WHAT YOU ARE ASKED TO DO – Omit every picture and return the rest of the data unaltered.

☆ ☆ ☆ ☆ ☆

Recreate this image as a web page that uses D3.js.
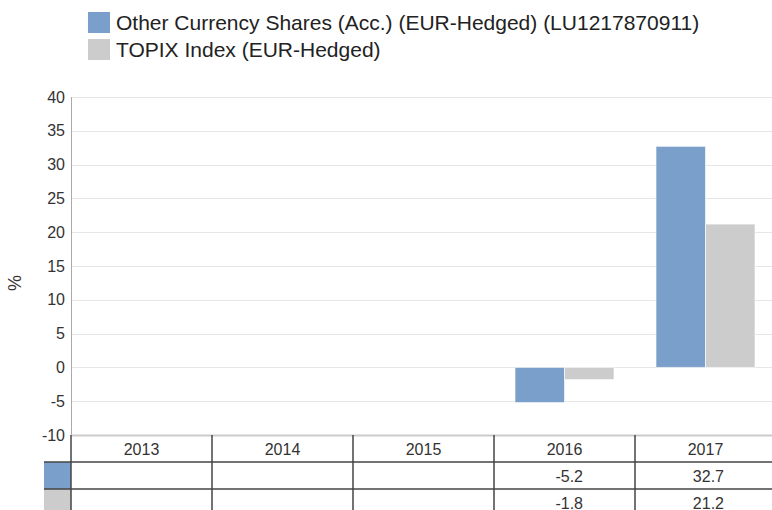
<!DOCTYPE html>
<html>
<head>
<meta charset="utf-8">
<script src="https://cdn.jsdelivr.net/npm/d3@7"></script>
<style>
  body { margin: 0; background: #fff; }
  svg { display: block; font-family: "Liberation Sans", Arial, sans-serif; }
</style>
</head>
<body>
<svg id="chart"></svg>
<script>
const years = ["2013", "2014", "2015", "2016", "2017"];
const seriesNames = [
  "Other Currency Shares (Acc.) (EUR-Hedged) (LU1217870911)",
  "TOPIX Index (EUR-Hedged)"
];
const fundValues = [null, null, null, -5.2, 32.7];
const indexValues = [null, null, null, -1.8, 21.2];
const yTicks = [-10, -5, 0, 5, 10, 15, 20, 25, 30, 35, 40];

const width = 772;
const height = 510;
const colors = ["#7b9fcb", "#cccccc"];
const plot = { left: 71, right: 776, top: 97, bottom: 435 };
const rowH = 27;
const hyphen = (s) => s.replace("\u2212", "-");

const svg = d3.select("#chart").attr("width", width).attr("height", height);

const series = [fundValues, indexValues];

const x = d3.scaleBand().domain(years).range([plot.left, plot.right]);
const xs = d3.scaleBand()
  .domain(d3.range(series.length))
  .range([21, x.bandwidth() - 21]);
const y = d3.scaleLinear().domain([-10, 40]).range([plot.bottom, plot.top]);

// grid
svg.append("g")
  .selectAll("line")
  .data(yTicks.filter((d) => d !== -10))
  .join("line")
  .attr("x1", plot.left)
  .attr("x2", width)
  .attr("y1", (d) => Math.round(y(d)) + 0.5)
  .attr("y2", (d) => Math.round(y(d)) + 0.5)
  .attr("stroke", "#e6e6e6");

// y axis
const yAxis = svg.append("g")
  .attr("transform", `translate(${plot.left},0)`)
  .call(d3.axisLeft(y).tickValues(yTicks).tickSize(0).tickPadding(6)
    .tickFormat((d) => hyphen(d3.format("d")(d))));
yAxis.select(".domain").remove();
yAxis.selectAll("text")
  .attr("font-size", "16px")
  .attr("fill", "#333")
  .attr("font-family", "Liberation Sans, Arial, sans-serif");

svg.append("text")
  .attr("transform", `translate(21,${(plot.top + plot.bottom) / 2 + 17}) rotate(-90)`)
  .attr("text-anchor", "middle")
  .attr("font-size", "18px")
  .attr("fill", "#333")
  .text("%");

// bars
series.forEach((vals, si) => {
  svg.append("g")
    .selectAll("rect")
    .data(years.map((yr, i) => ({ yr, v: vals[i] })).filter((d) => d.v != null))
    .join("rect")
    .attr("x", (d) => x(d.yr) + xs(si))
    .attr("width", xs.bandwidth())
    .attr("y", (d) => y(Math.max(0, d.v)))
    .attr("height", (d) => Math.abs(y(d.v) - y(0)))
    .attr("fill", colors[si])
    .attr("stroke", "#fff")
    .attr("stroke-opacity", 0.6)
    .attr("stroke-width", 1);
});

// left axis line
svg.append("line")
  .attr("x1", plot.left + 0.5).attr("x2", plot.left + 0.5)
  .attr("y1", plot.top).attr("y2", plot.bottom)
  .attr("stroke", "#aaa");

// data table
const table = svg.append("g");
table.append("line")
  .attr("x1", plot.left).attr("x2", width)
  .attr("y1", plot.bottom + 0.5).attr("y2", plot.bottom + 0.5)
  .attr("stroke", "#ccc").attr("stroke-width", 2);

series.forEach((vals, si) => {
  table.append("rect")
    .attr("x", 44)
    .attr("y", plot.bottom + rowH * (si + 1))
    .attr("width", plot.left - 44)
    .attr("height", rowH)
    .attr("fill", colors[si]);
});

[1, 2].forEach((r) => {
  table.append("line")
    .attr("x1", 44).attr("x2", width)
    .attr("y1", plot.bottom + rowH * r)
    .attr("y2", plot.bottom + rowH * r)
    .attr("stroke", "#444").attr("stroke-width", 1.5);
});

table.selectAll(".vline")
  .data(years)
  .join("line")
  .attr("x1", (d) => x(d)).attr("x2", (d) => x(d))
  .attr("y1", plot.bottom).attr("y2", height)
  .attr("stroke", "#444").attr("stroke-width", 1.5);

table.selectAll(".yr")
  .data(years)
  .join("text")
  .attr("x", (d) => x(d) + x.bandwidth() / 2)
  .attr("y", plot.bottom + 20)
  .attr("text-anchor", "middle")
  .attr("font-size", "16px")
  .attr("fill", "#333")
  .text((d) => d);

series.forEach((vals, si) => {
  table.append("g")
    .selectAll("text")
    .data(years.map((yr, i) => ({ yr, v: vals[i] })).filter((d) => d.v != null))
    .join("text")
    .attr("x", (d) => x(d.yr) + x.bandwidth() - 52)
    .attr("y", plot.bottom + rowH * (si + 1) + 20)
    .attr("text-anchor", "end")
    .attr("font-size", "16px")
    .attr("fill", "#333")
    .text((d) => hyphen(d3.format(".1f")(d.v)));
});

// legend
const legend = svg.append("g");
seriesNames.forEach((name, i) => {
  legend.append("rect")
    .attr("x", 88)
    .attr("y", 12 + i * 27)
    .attr("width", 22)
    .attr("height", 21)
    .attr("fill", colors[i]);
  legend.append("text")
    .attr("x", 116)
    .attr("y", 30 + i * 27)
    .attr("font-size", "21px")
    .attr("fill", "#222")
    .text(name);
});
</script>
</body>
</html>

☆ ☆ ☆ ☆ ☆

RESULT OF THE TASK –
Recreate this image as a web page that uses D3.js.
<!DOCTYPE html>
<html>
<head>
<meta charset="utf-8">
<script src="https://cdn.jsdelivr.net/npm/d3@7"></script>
<style>
  body { margin: 0; background: #fff; }
  svg { display: block; font-family: "Liberation Sans", Arial, sans-serif; }
</style>
</head>
<body>
<svg id="chart"></svg>
<script>
const years = ["2013", "2014", "2015", "2016", "2017"];
const seriesNames = [
  "Other Currency Shares (Acc.) (EUR-Hedged) (LU1217870911)",
  "TOPIX Index (EUR-Hedged)"
];
const fundValues = [null, null, null, -5.2, 32.7];
const indexValues = [null, null, null, -1.8, 21.2];
const yTicks = [-10, -5, 0, 5, 10, 15, 20, 25, 30, 35, 40];

const width = 772;
const height = 510;
const colors = ["#7b9fcb", "#cccccc"];
const plot = { left: 71, right: 776, top: 97, bottom: 435 };
const rowH = 27;
const hyphen = (s) => s.replace("\u2212", "-");

const svg = d3.select("#chart").attr("width", width).attr("height", height);

const series = [fundValues, indexValues];

const x = d3.scaleBand().domain(years).range([plot.left, plot.right]);
const xs = d3.scaleBand()
  .domain(d3.range(series.length))
  .range([21, x.bandwidth() - 21]);
const y = d3.scaleLinear().domain([-10, 40]).range([plot.bottom, plot.top]);

// grid
svg.append("g")
  .selectAll("line")
  .data(yTicks.filter((d) => d !== -10))
  .join("line")
  .attr("x1", plot.left)
  .attr("x2", width)
  .attr("y1", (d) => Math.round(y(d)) + 0.5)
  .attr("y2", (d) => Math.round(y(d)) + 0.5)
  .attr("stroke", "#e6e6e6");

// y axis
const yAxis = svg.append("g")
  .attr("transform", `translate(${plot.left},0)`)
  .call(d3.axisLeft(y).tickValues(yTicks).tickSize(0).tickPadding(6)
    .tickFormat((d) => hyphen(d3.format("d")(d))));
yAxis.select(".domain").remove();
yAxis.selectAll("text")
  .attr("font-size", "16px")
  .attr("fill", "#333")
  .attr("font-family", "Liberation Sans, Arial, sans-serif");

svg.append("text")
  .attr("transform", `translate(21,${(plot.top + plot.bottom) / 2 + 17}) rotate(-90)`)
  .attr("text-anchor", "middle")
  .attr("font-size", "18px")
  .attr("fill", "#333")
  .text("%");

// bars
series.forEach((vals, si) => {
  svg.append("g")
    .selectAll("rect")
    .data(years.map((yr, i) => ({ yr, v: vals[i] })).filter((d) => d.v != null))
    .join("rect")
    .attr("x", (d) => x(d.yr) + xs(si))
    .attr("width", xs.bandwidth())
    .attr("y", (d) => y(Math.max(0, d.v)))
    .attr("height", (d) => Math.abs(y(d.v) - y(0)))
    .attr("fill", colors[si])
    .attr("stroke", "#fff")
    .attr("stroke-opacity", 0.6)
    .attr("stroke-width", 1);
});

// left axis line
svg.append("line")
  .attr("x1", plot.left + 0.5).attr("x2", plot.left + 0.5)
  .attr("y1", plot.top).attr("y2", plot.bottom)
  .attr("stroke", "#aaa");

// data table
const table = svg.append("g");
table.append("line")
  .attr("x1", plot.left).attr("x2", width)
  .attr("y1", plot.bottom + 0.5).attr("y2", plot.bottom + 0.5)
  .attr("stroke", "#ccc").attr("stroke-width", 2);

series.forEach((vals, si) => {
  table.append("rect")
    .attr("x", 44)
    .attr("y", plot.bottom + rowH * (si + 1))
    .attr("width", plot.left - 44)
    .attr("height", rowH)
    .attr("fill", colors[si]);
});

[1, 2].forEach((r) => {
  table.append("line")
    .attr("x1", 44).attr("x2", width)
    .attr("y1", plot.bottom + rowH * r)
    .attr("y2", plot.bottom + rowH * r)
    .attr("stroke", "#444").attr("stroke-width", 1.5);
});

table.selectAll(".vline")
  .data(years)
  .join("line")
  .attr("x1", (d) => x(d)).attr("x2", (d) => x(d))
  .attr("y1", plot.bottom).attr("y2", height)
  .attr("stroke", "#444").attr("stroke-width", 1.5);

table.selectAll(".yr")
  .data(years)
  .join("text")
  .attr("x", (d) => x(d) + x.bandwidth() / 2)
  .attr("y", plot.bottom + 20)
  .attr("text-anchor", "middle")
  .attr("font-size", "16px")
  .attr("fill", "#333")
  .text((d) => d);

series.forEach((vals, si) => {
  table.append("g")
    .selectAll("text")
    .data(years.map((yr, i) => ({ yr, v: vals[i] })).filter((d) => d.v != null))
    .join("text")
    .attr("x", (d) => x(d.yr) + x.bandwidth() - 52)
    .attr("y", plot.bottom + rowH * (si + 1) + 20)
    .attr("text-anchor", "end")
    .attr("font-size", "16px")
    .attr("fill", "#333")
    .text((d) => hyphen(d3.format(".1f")(d.v)));
});

// legend
const legend = svg.append("g");
seriesNames.forEach((name, i) => {
  legend.append("rect")
    .attr("x", 88)
    .attr("y", 12 + i * 27)
    .attr("width", 22)
    .attr("height", 21)
    .attr("fill", colors[i]);
  legend.append("text")
    .attr("x", 116)
    .attr("y", 30 + i * 27)
    .attr("font-size", "21px")
    .attr("fill", "#222")
    .text(name);
});
</script>
</body>
</html>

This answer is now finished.